◆ Brief ◆
Take the lines from the beginning of the material through the line containing "[0.9998] * 35)" and retype them exactly, leaving the pictures out.

◆ Given data ◆
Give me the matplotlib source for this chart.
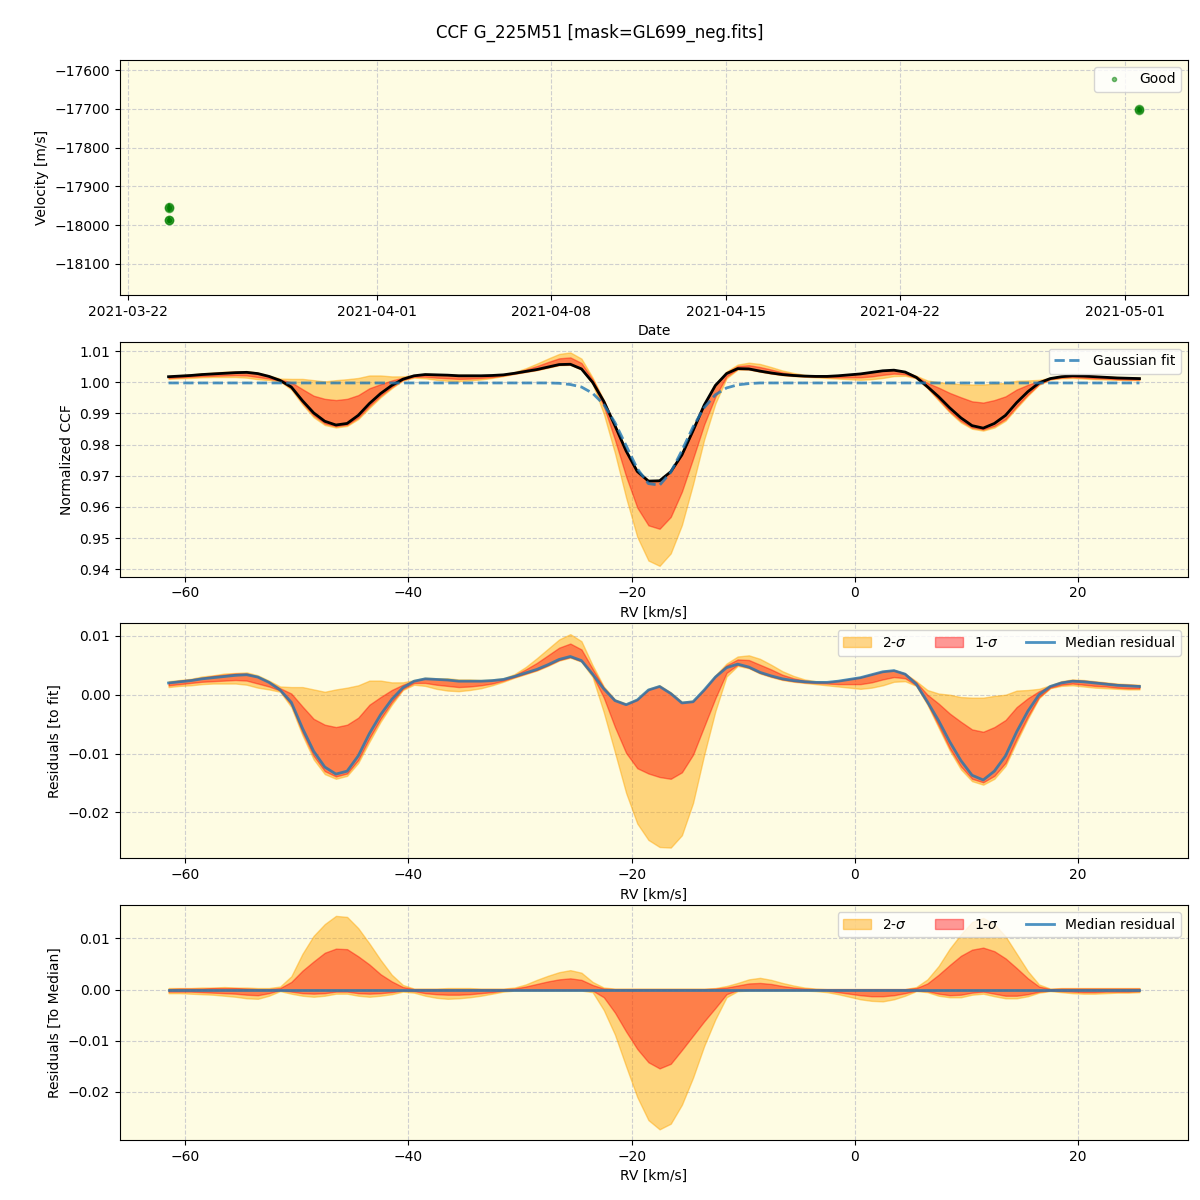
import numpy as np
import pandas as pd
import matplotlib
matplotlib.use("Agg")
import matplotlib.pyplot as plt
from matplotlib.ticker import MultipleLocator

# ---- velocity time series (top panel) ----
obs_dates = ['2021-03-23 15:30', '2021-03-23 15:40', '2021-03-23 15:50',
             '2021-03-23 16:00', '2021-05-01 14:00', '2021-05-01 14:10']
obs_vel = [-17953, -17956, -17988, -17986, -17702, -17701]
obs_err = [10, 10, 8, 8, 6, 6]

# ---- CCF profiles ----
rv = np.arange(-61.5, 26.0, 1.0)  # km/s grid, 88 points

gauss_fit = ([0.9998] * 35 +
             [0.9997, 0.9993, 0.9985, 0.9965, 0.9929, 0.9871, 0.9797, 0.9723, 0.9675,
              0.9670, 0.9711, 0.9781, 0.9857, 0.9919, 0.9960, 0.9982, 0.9992, 0.9996] +
             [0.9998] * 35)

# median CCF minus gaussian fit
resid_fit = [0.0020, 0.0022, 0.0024, 0.0027, 0.0029, 0.0031, 0.0033, 0.0034, 0.0030, 0.0021,
             0.0008, -0.0013, -0.0057, -0.0096, -0.0123, -0.0135, -0.0130, -0.0104, -0.0066, -0.0034,
             -0.0008, 0.0012, 0.0023, 0.0027, 0.0026, 0.0025, 0.0023, 0.0023, 0.0023, 0.0024,
             0.0026, 0.0031, 0.0037, 0.0043, 0.0051, 0.0060, 0.0065, 0.0058, 0.0035, 0.0010,
             -0.0010, -0.0017, -0.0009, 0.0008, 0.0014, 0.0002, -0.0014, -0.0012, 0.0008, 0.0030,
             0.0046, 0.0052, 0.0047, 0.0038, 0.0032, 0.0027, 0.0024, 0.0022, 0.0021, 0.0021,
             0.0023, 0.0026, 0.0029, 0.0034, 0.0039, 0.0041, 0.0035, 0.0018, -0.0012, -0.0044,
             -0.0080, -0.0112, -0.0137, -0.0145, -0.0130, -0.0104, -0.0063, -0.0028, 0.0000, 0.0014,
             0.0020, 0.0023, 0.0022, 0.0020, 0.0018, 0.0016, 0.0015, 0.0014]

# percentile bands relative to the median CCF
lo2 = [-0.0007, -0.0007, -0.0008, -0.0009, -0.0010, -0.0012, -0.0014, -0.0017, -0.0018, -0.0012,
       -0.0003, -0.0008, -0.0012, -0.0014, -0.0012, -0.0008, -0.0008, -0.0012, -0.0014, -0.0012,
       -0.0009, -0.0004, -0.0006, -0.0012, -0.0016, -0.0018, -0.0017, -0.0015, -0.0012, -0.0008,
       -0.0004, -0.0002, -0.0002, -0.0002, -0.0002, -0.0002, -0.0002, -0.0002, -0.0005, -0.0040,
       -0.0088, -0.0150, -0.0210, -0.0255, -0.0273, -0.0262, -0.0225, -0.0172, -0.0110, -0.0058,
       -0.0015, -0.0003, -0.0002, -0.0002, -0.0002, -0.0002, -0.0002, -0.0002, -0.0003, -0.0005,
       -0.0009, -0.0014, -0.0019, -0.0022, -0.0023, -0.0019, -0.0012, -0.0003, -0.0005, -0.0012,
       -0.0015, -0.0015, -0.0010, -0.0008, -0.0013, -0.0017, -0.0017, -0.0013, -0.0006, -0.0003,
       -0.0005, -0.0007, -0.0008, -0.0008, -0.0007, -0.0006, -0.0006, -0.0005]
lo1 = [-0.0004, -0.0004, -0.0004, -0.0005, -0.0006, -0.0007, -0.0008, -0.0010, -0.0011, -0.0007,
       -0.0001, -0.0004, -0.0007, -0.0008, -0.0007, -0.0004, -0.0004, -0.0007, -0.0008, -0.0007,
       -0.0005, -0.0002, -0.0003, -0.0007, -0.0009, -0.0010, -0.0010, -0.0009, -0.0007, -0.0005,
       -0.0002, -0.0001, -0.0001, -0.0001, -0.0001, -0.0001, -0.0001, -0.0001, -0.0002, -0.0015,
       -0.0045, -0.0082, -0.0116, -0.0142, -0.0154, -0.0145, -0.0118, -0.0090, -0.0062, -0.0036,
       -0.0009, -0.0001, -0.0001, -0.0001, -0.0001, -0.0001, -0.0001, -0.0001, -0.0001, -0.0002,
       -0.0005, -0.0008, -0.0011, -0.0013, -0.0013, -0.0011, -0.0007, -0.0002, -0.0003, -0.0008,
       -0.0011, -0.0010, -0.0006, -0.0004, -0.0008, -0.0012, -0.0012, -0.0009, -0.0004, -0.0002,
       -0.0003, -0.0004, -0.0005, -0.0005, -0.0004, -0.0004, -0.0004, -0.0003]
hi1 = [0.0001, 0.0002, 0.0002, 0.0002, 0.0003, 0.0003, 0.0003, 0.0002, 0.0001, 0.0001,
       0.0003, 0.0015, 0.0037, 0.0055, 0.0072, 0.0080, 0.0079, 0.0065, 0.0049, 0.0030,
       0.0016, 0.0005, 0.0001, 0.0001, 0.0001, 0.0001, 0.0001, 0.0001, 0.0001, 0.0001,
       0.0001, 0.0002, 0.0006, 0.0011, 0.0016, 0.0020, 0.0022, 0.0019, 0.0009, 0.0002,
       0.0001, 0.0001, 0.0001, 0.0001, 0.0001, 0.0001, 0.0001, 0.0001, 0.0001, 0.0002,
       0.0004, 0.0008, 0.0012, 0.0013, 0.0011, 0.0007, 0.0004, 0.0002, 0.0001, 0.0001,
       0.0001, 0.0001, 0.0001, 0.0001, 0.0001, 0.0001, 0.0001, 0.0003, 0.0012, 0.0029,
       0.0048, 0.0066, 0.0078, 0.0082, 0.0075, 0.0061, 0.0042, 0.0022, 0.0006, 0.0001,
       0.0002, 0.0002, 0.0002, 0.0002, 0.0002, 0.0002, 0.0002, 0.0002]
hi2 = [0.0003, 0.0003, 0.0003, 0.0004, 0.0004, 0.0005, 0.0004, 0.0004, 0.0003, 0.0003,
       0.0006, 0.0026, 0.0070, 0.0105, 0.0128, 0.0144, 0.0142, 0.0120, 0.0090, 0.0058,
       0.0029, 0.0009, 0.0002, 0.0002, 0.0002, 0.0003, 0.0003, 0.0003, 0.0002, 0.0002,
       0.0002, 0.0004, 0.0010, 0.0019, 0.0027, 0.0034, 0.0038, 0.0033, 0.0015, 0.0004,
       0.0002, 0.0002, 0.0002, 0.0002, 0.0002, 0.0002, 0.0002, 0.0002, 0.0002, 0.0003,
       0.0007, 0.0013, 0.0020, 0.0023, 0.0019, 0.0013, 0.0008, 0.0004, 0.0002, 0.0001,
       0.0001, 0.0001, 0.0001, 0.0001, 0.0001, 0.0001, 0.0001, 0.0005, 0.0020, 0.0046,
       0.0080, 0.0108, 0.0132, 0.0140, 0.0128, 0.0104, 0.0070, 0.0036, 0.0010, 0.0002,
       0.0003, 0.0003, 0.0003, 0.0003, 0.0003, 0.0003, 0.0003, 0.0003]

fit = np.array(gauss_fit)
med = fit + np.array(resid_fit)
lo2, lo1, hi1, hi2 = map(np.array, (lo2, lo1, hi1, hi2))

bg = '#fefce3'
grid_kw = dict(color='#cfcfcf', linestyle='--', linewidth=0.8)

fig, axes = plt.subplots(4, 1, figsize=(12, 12))
fig.subplots_adjust(left=0.1, right=0.99, top=0.95, bottom=0.05, hspace=0.2)
fig.suptitle('CCF G_225M51 [mask=GL699_neg.fits]', fontsize=12, y=0.98)

# top panel: velocities
ax = axes[0]
dates = pd.to_datetime(obs_dates)
ax.errorbar(dates, obs_vel, yerr=obs_err, fmt='o', color='green', alpha=0.5, ms=6)
ax.plot(dates, obs_vel, '.', color='green', alpha=0.5, label='Good')
ax.set_ylim(-18180, -17574)
ax.set_xlabel('Date')
ax.set_ylabel('Velocity [m/s]')
ax.legend(loc='upper right')

# CCF panel
ax = axes[1]
ax.fill_between(rv, med + lo2, med + hi2, color='orange', alpha=0.45)
ax.fill_between(rv, med + lo1, med + hi1, color='red', alpha=0.4)
ax.plot(rv, med, color='black', lw=2, solid_joinstyle='round')
ax.plot(rv, fit, '--', color='C0', alpha=0.8, lw=2, label='Gaussian fit')
ax.set_xlabel('RV [km/s]')
ax.set_ylabel('Normalized CCF')
ax.legend(loc='upper right')

# residuals to fit
ax = axes[2]
ax.fill_between(rv, med + lo2 - fit, med + hi2 - fit, color='orange', alpha=0.45, label=r'2-$\sigma$')
ax.fill_between(rv, med + lo1 - fit, med + hi1 - fit, color='red', alpha=0.4, label=r'1-$\sigma$')
ax.plot(rv, med - fit, color='C0', alpha=0.8, lw=2, solid_joinstyle='round', label='Median residual')
ax.yaxis.set_major_locator(MultipleLocator(0.01))
ax.set_xlabel('RV [km/s]')
ax.set_ylabel('Residuals [to fit]')
ax.legend(loc='upper right', ncol=3)

# residuals to median
ax = axes[3]
ax.fill_between(rv, lo2, hi2, color='orange', alpha=0.45, label=r'2-$\sigma$')
ax.fill_between(rv, lo1, hi1, color='red', alpha=0.4, label=r'1-$\sigma$')
ax.plot(rv, med - med, color='C0', alpha=0.8, lw=2, label='Median residual')
ax.yaxis.set_major_locator(MultipleLocator(0.01))
ax.set_xlabel('RV [km/s]')
ax.set_ylabel('Residuals [To Median]')
ax.legend(loc='upper right', ncol=3)

for ax in axes:
    ax.set_facecolor(bg)
    ax.grid(True, **grid_kw)
    ax.set_axisbelow(True)

fig.savefig('out.png', dpi=100)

◆ Full answer ◆
Give me the matplotlib source for this chart.
import numpy as np
import pandas as pd
import matplotlib
matplotlib.use("Agg")
import matplotlib.pyplot as plt
from matplotlib.ticker import MultipleLocator

# ---- velocity time series (top panel) ----
obs_dates = ['2021-03-23 15:30', '2021-03-23 15:40', '2021-03-23 15:50',
             '2021-03-23 16:00', '2021-05-01 14:00', '2021-05-01 14:10']
obs_vel = [-17953, -17956, -17988, -17986, -17702, -17701]
obs_err = [10, 10, 8, 8, 6, 6]

# ---- CCF profiles ----
rv = np.arange(-61.5, 26.0, 1.0)  # km/s grid, 88 points

gauss_fit = ([0.9998] * 35 +
             [0.9997, 0.9993, 0.9985, 0.9965, 0.9929, 0.9871, 0.9797, 0.9723, 0.9675,
              0.9670, 0.9711, 0.9781, 0.9857, 0.9919, 0.9960, 0.9982, 0.9992, 0.9996] +
             [0.9998] * 35)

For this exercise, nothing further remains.